We are all warriors. Do we fight by a code? If so, what is it? What is the Warrior Ethos? How do we (and how can we) use it and be true to it in our internal and external lives?

From the Introduction by Steven Pressfield.

[The following is from chapter 12 of The Warrior Ethos:]

12. HOW THE SPARTANS BECAME THE SPARTANS

All warrior cultures start with a great man.

In ancient Sparta, that man was Lycurgus. He took the city from a normal society to a warrior culture.

So that no man would have grounds to feel superior to another, Lycurgus divided the country into 9000 equal plots of land. To each family he gave one plot. Further, he decreed that the men no longer be called "citizens," but "peers" or "equals."

So that no man might compete with another or put on airs over wealth, Lycurgus outlawed money. A coin sufficient to purchase a loaf of bread was made of iron, the size of a man's head and weighing over thirty pounds. So ridiculous was such coinage that men no longer coveted wealth but pursued virtue instead.

Lycurgus outlawed all occupations except warrior. He decreed that no name could be inscribed on a tombstone except that of a woman who died in childbirth or a man killed on the battlefield.

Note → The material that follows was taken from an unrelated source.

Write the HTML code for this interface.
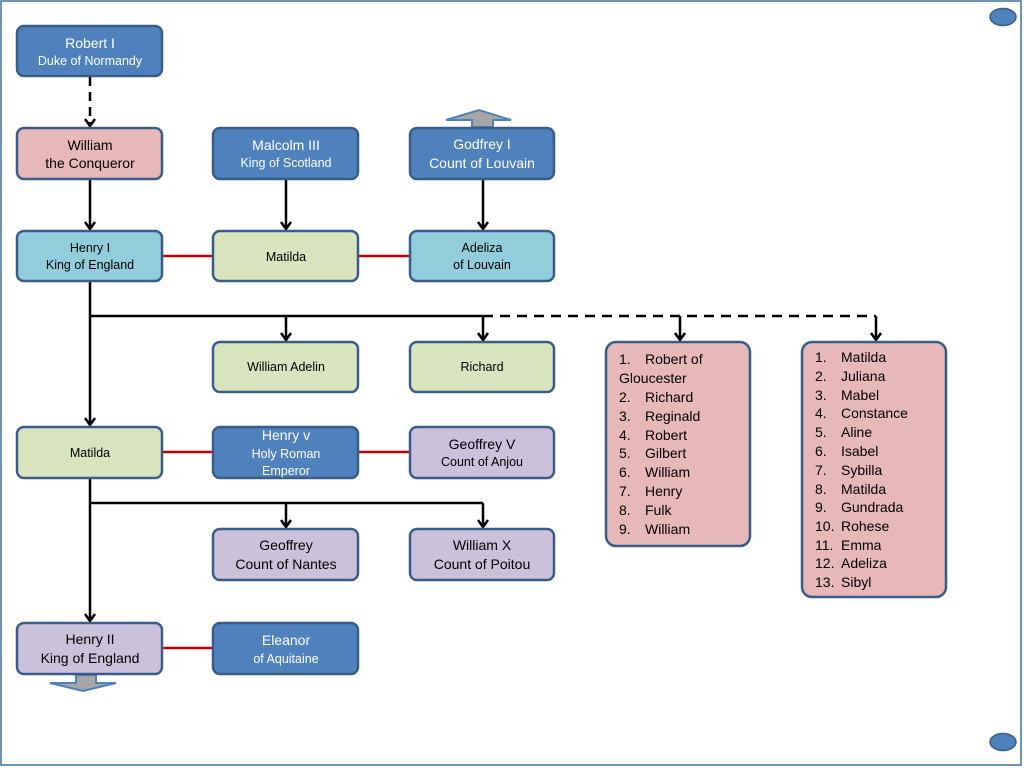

A Spartan entered the army at eighteen and remained in service till he was sixty; he regarded all other occupations as unfitting for a man.

Once a Spartan was visiting Athens. His Athenian host threw a banquet in his honor. Wishing to show off for his guest, the Athenian indicated several illustrious personages around the table. "That man there is the greatest sculptor in Greece," he declared, "and that gentleman yonder is its finest architect." The Spartan indicated a servant from his own entourage. "Yes," he said, "and that man there makes a very tasty bowl of soup."

The Athenians, of course, were outstanding warriors in their own right. The great playwright Aeschylus, composing his own epitaph, mentioned nothing of his ninety plays or of any other civilian accomplishment.

Here lies Aeschylus the Athenian. Of his courage at the battle of Marathon, the long- haired Persian could speak much.

Lycurgus decreed that no man under thirty could eat dinner at home with his family. Instead, he instituted "common messes" of fourteen or fifteen men who were part of the same platoon or military unit. Above the threshold of each mess was a sign that said:

Out this door, nothing.

The point of the common mess was to bind the men together as friends. "Even horses and dogs who are fed together," observed Xenophon, "form bonds and become attached to one another."

The payoff came, of course, on the battlefield.

Here's how Spartans got married. Lycurgus wanted to encourage passion, because he felt that a child—a boy— conceived in heat would make a better warrior. So a young Spartan husband could not live with his bride (he spent all day training and slept in the common mess). If the young couple were to consummate their love, the husband had to sneak away from his messmates, then slip back before his absence was discovered.

It was not uncommon for a young husband to be married for four or five years and never see his bride in daylight, except during public events and religious festivals.